Requirement: Write the data below out exactly as it stands. Do not include the pictures.

Supplied material:
§
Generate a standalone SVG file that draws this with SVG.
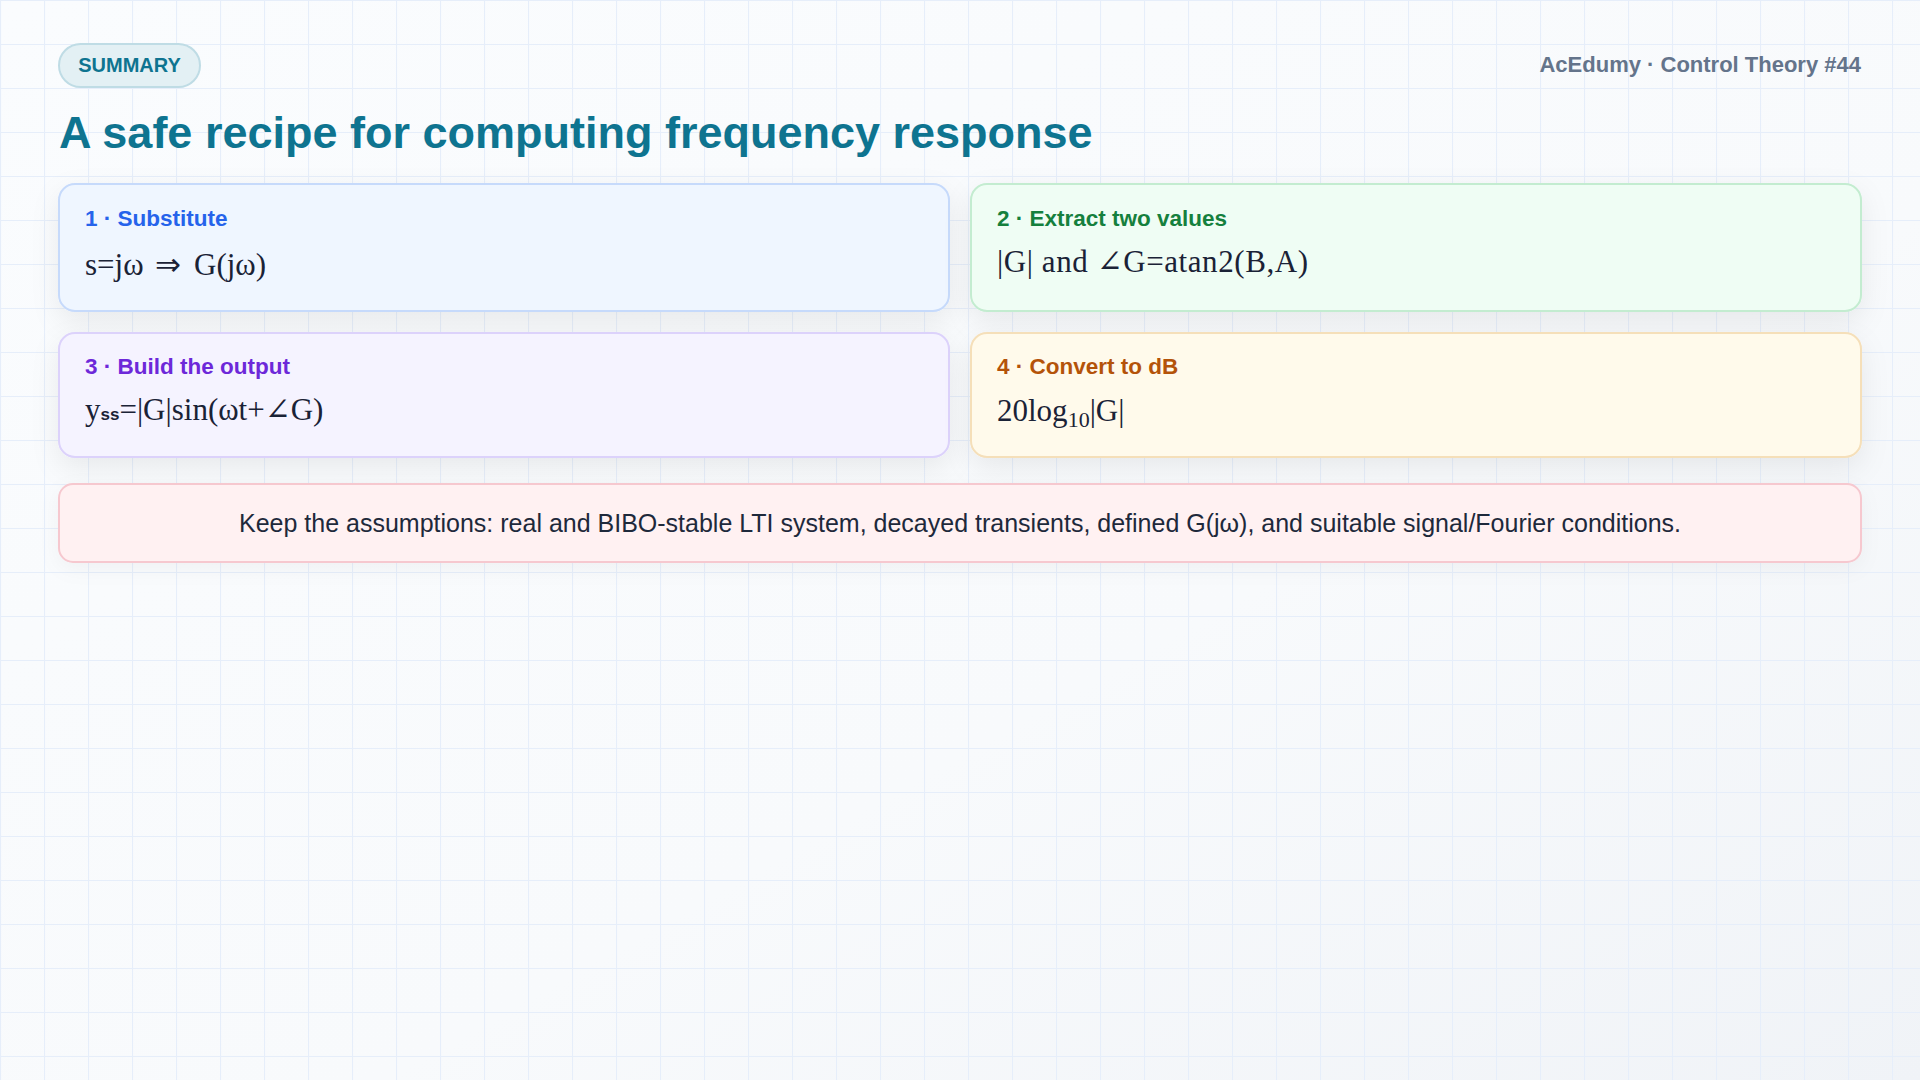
<svg xmlns="http://www.w3.org/2000/svg" width="1920" height="1080" viewBox="0 0 1920 1080">
  <defs>
    <linearGradient id="bg" x1="0" y1="0" x2="1" y2="1">
      <stop offset="0" stop-color="#fafcfe"/>
      <stop offset="0.6" stop-color="#f8fafc"/>
      <stop offset="1" stop-color="#f0f3f7"/>
    </linearGradient>
    <pattern id="grid" x="0" y="0" width="44" height="44" patternUnits="userSpaceOnUse">
      <path d="M0.5 0 V44 M0 0.5 H44" fill="none" stroke="#e6eefa" stroke-width="1.2"/>
    </pattern>
    <filter id="shadow" x="-10%" y="-30%" width="120%" height="170%">
      <feDropShadow dx="0" dy="10" stdDeviation="14" flood-color="#0f172a" flood-opacity="0.07"/>
    </filter>
    <filter id="shadowLight" x="-10%" y="-30%" width="120%" height="170%">
      <feDropShadow dx="0" dy="6" stdDeviation="10" flood-color="#0f172a" flood-opacity="0.04"/>
    </filter>
  </defs>
  <style>
    .sans { font-family: "Liberation Sans", Arial, "DejaVu Sans", sans-serif; }
    .label { font-family: "Liberation Sans", Arial, sans-serif; font-size: 22.5px; font-weight: bold; }
    .formula { font-family: "Liberation Serif", "DejaVu Serif", serif; font-size: 31px; fill: #1a2236; }
    .card { stroke-width: 2; }
  </style>

  <rect x="0" y="0" width="1920" height="1080" fill="url(#bg)"/>
  <rect x="0" y="0" width="1920" height="1080" fill="url(#grid)"/>

  <g id="header">
    <rect x="59" y="44" width="141" height="43" rx="21.5" fill="#e3f0f4" stroke="#bfdce5" stroke-width="2"/>
    <text x="129.5" y="72" text-anchor="middle" class="sans" font-size="20" font-weight="bold" fill="#0e7490">SUMMARY</text>
    <text x="1861" y="72" text-anchor="end" class="sans" font-size="22" font-weight="bold" fill="#64748b">AcEdumy · Control Theory #44</text>
    <text x="59" y="148" class="sans" font-size="45" font-weight="bold" fill="#0e7490">A safe recipe for computing frequency response</text>
  </g>

  <g id="step1">
    <rect class="card" x="59" y="184" width="890" height="127" rx="16" fill="#eff6ff" stroke="#c6dafb" filter="url(#shadow)"/>
    <text x="85" y="226" class="label" fill="#2563eb">1 · Substitute</text>
    <text x="85" y="275" class="formula">s=jω<tspan x="155" font-family="DejaVu Sans, sans-serif" font-size="31">⇒</tspan><tspan x="194">G(jω)</tspan></text>
  </g>

  <g id="step2">
    <rect class="card" x="971" y="184" width="890" height="127" rx="16" fill="#effdf4" stroke="#c3ecd0" filter="url(#shadow)"/>
    <text x="997" y="226" class="label" fill="#15803d">2 · Extract two values</text>
    <text x="997" y="272" class="formula" textLength="311" lengthAdjust="spacing">|G| and ∠G=atan2(B,A)</text>
  </g>

  <g id="step3">
    <rect class="card" x="59" y="333" width="890" height="124" rx="16" fill="#f5f3ff" stroke="#dcd2fb" filter="url(#shadow)"/>
    <text x="85" y="374" class="label" fill="#6d28d9">3 · Build the output</text>
    <text x="85" y="420" class="formula">y<tspan class="sans" font-size="17" font-weight="bold">ss</tspan>=|G|sin(ωt+∠G)</text>
  </g>

  <g id="step4">
    <rect class="card" x="971" y="333" width="890" height="124" rx="16" fill="#fffaeb" stroke="#f5dfb9" filter="url(#shadow)"/>
    <text x="997" y="374" class="label" fill="#b45309">4 · Convert to dB</text>
    <text x="997" y="421" class="formula">20log<tspan font-size="22" dy="6">10</tspan><tspan dy="-6">|G|</tspan></text>
  </g>

  <g id="assumptions">
    <rect x="59" y="484" width="1802" height="78" rx="14" fill="#fff1f2" stroke="#f6c8cf" stroke-width="2" filter="url(#shadowLight)"/>
    <text x="960" y="532" text-anchor="middle" class="sans" font-size="25" fill="#1e293b">Keep the assumptions: real and BIBO-stable LTI system, decayed transients, defined G(jω), and suitable signal/Fourier conditions.</text>
  </g>

  <g id="connectors"></g>
</svg>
§
Solution for this problem:
Generate a standalone SVG file that draws this with SVG.
<svg xmlns="http://www.w3.org/2000/svg" width="1920" height="1080" viewBox="0 0 1920 1080">
  <defs>
    <linearGradient id="bg" x1="0" y1="0" x2="1" y2="1">
      <stop offset="0" stop-color="#fafcfe"/>
      <stop offset="0.6" stop-color="#f8fafc"/>
      <stop offset="1" stop-color="#f0f3f7"/>
    </linearGradient>
    <pattern id="grid" x="0" y="0" width="44" height="44" patternUnits="userSpaceOnUse">
      <path d="M0.5 0 V44 M0 0.5 H44" fill="none" stroke="#e6eefa" stroke-width="1.2"/>
    </pattern>
    <filter id="shadow" x="-10%" y="-30%" width="120%" height="170%">
      <feDropShadow dx="0" dy="10" stdDeviation="14" flood-color="#0f172a" flood-opacity="0.07"/>
    </filter>
    <filter id="shadowLight" x="-10%" y="-30%" width="120%" height="170%">
      <feDropShadow dx="0" dy="6" stdDeviation="10" flood-color="#0f172a" flood-opacity="0.04"/>
    </filter>
  </defs>
  <style>
    .sans { font-family: "Liberation Sans", Arial, "DejaVu Sans", sans-serif; }
    .label { font-family: "Liberation Sans", Arial, sans-serif; font-size: 22.5px; font-weight: bold; }
    .formula { font-family: "Liberation Serif", "DejaVu Serif", serif; font-size: 31px; fill: #1a2236; }
    .card { stroke-width: 2; }
  </style>

  <rect x="0" y="0" width="1920" height="1080" fill="url(#bg)"/>
  <rect x="0" y="0" width="1920" height="1080" fill="url(#grid)"/>

  <g id="header">
    <rect x="59" y="44" width="141" height="43" rx="21.5" fill="#e3f0f4" stroke="#bfdce5" stroke-width="2"/>
    <text x="129.5" y="72" text-anchor="middle" class="sans" font-size="20" font-weight="bold" fill="#0e7490">SUMMARY</text>
    <text x="1861" y="72" text-anchor="end" class="sans" font-size="22" font-weight="bold" fill="#64748b">AcEdumy · Control Theory #44</text>
    <text x="59" y="148" class="sans" font-size="45" font-weight="bold" fill="#0e7490">A safe recipe for computing frequency response</text>
  </g>

  <g id="step1">
    <rect class="card" x="59" y="184" width="890" height="127" rx="16" fill="#eff6ff" stroke="#c6dafb" filter="url(#shadow)"/>
    <text x="85" y="226" class="label" fill="#2563eb">1 · Substitute</text>
    <text x="85" y="275" class="formula">s=jω<tspan x="155" font-family="DejaVu Sans, sans-serif" font-size="31">⇒</tspan><tspan x="194">G(jω)</tspan></text>
  </g>

  <g id="step2">
    <rect class="card" x="971" y="184" width="890" height="127" rx="16" fill="#effdf4" stroke="#c3ecd0" filter="url(#shadow)"/>
    <text x="997" y="226" class="label" fill="#15803d">2 · Extract two values</text>
    <text x="997" y="272" class="formula" textLength="311" lengthAdjust="spacing">|G| and ∠G=atan2(B,A)</text>
  </g>

  <g id="step3">
    <rect class="card" x="59" y="333" width="890" height="124" rx="16" fill="#f5f3ff" stroke="#dcd2fb" filter="url(#shadow)"/>
    <text x="85" y="374" class="label" fill="#6d28d9">3 · Build the output</text>
    <text x="85" y="420" class="formula">y<tspan class="sans" font-size="17" font-weight="bold">ss</tspan>=|G|sin(ωt+∠G)</text>
  </g>

  <g id="step4">
    <rect class="card" x="971" y="333" width="890" height="124" rx="16" fill="#fffaeb" stroke="#f5dfb9" filter="url(#shadow)"/>
    <text x="997" y="374" class="label" fill="#b45309">4 · Convert to dB</text>
    <text x="997" y="421" class="formula">20log<tspan font-size="22" dy="6">10</tspan><tspan dy="-6">|G|</tspan></text>
  </g>

  <g id="assumptions">
    <rect x="59" y="484" width="1802" height="78" rx="14" fill="#fff1f2" stroke="#f6c8cf" stroke-width="2" filter="url(#shadowLight)"/>
    <text x="960" y="532" text-anchor="middle" class="sans" font-size="25" fill="#1e293b">Keep the assumptions: real and BIBO-stable LTI system, decayed transients, defined G(jω), and suitable signal/Fourier conditions.</text>
  </g>

  <g id="connectors"></g>
</svg>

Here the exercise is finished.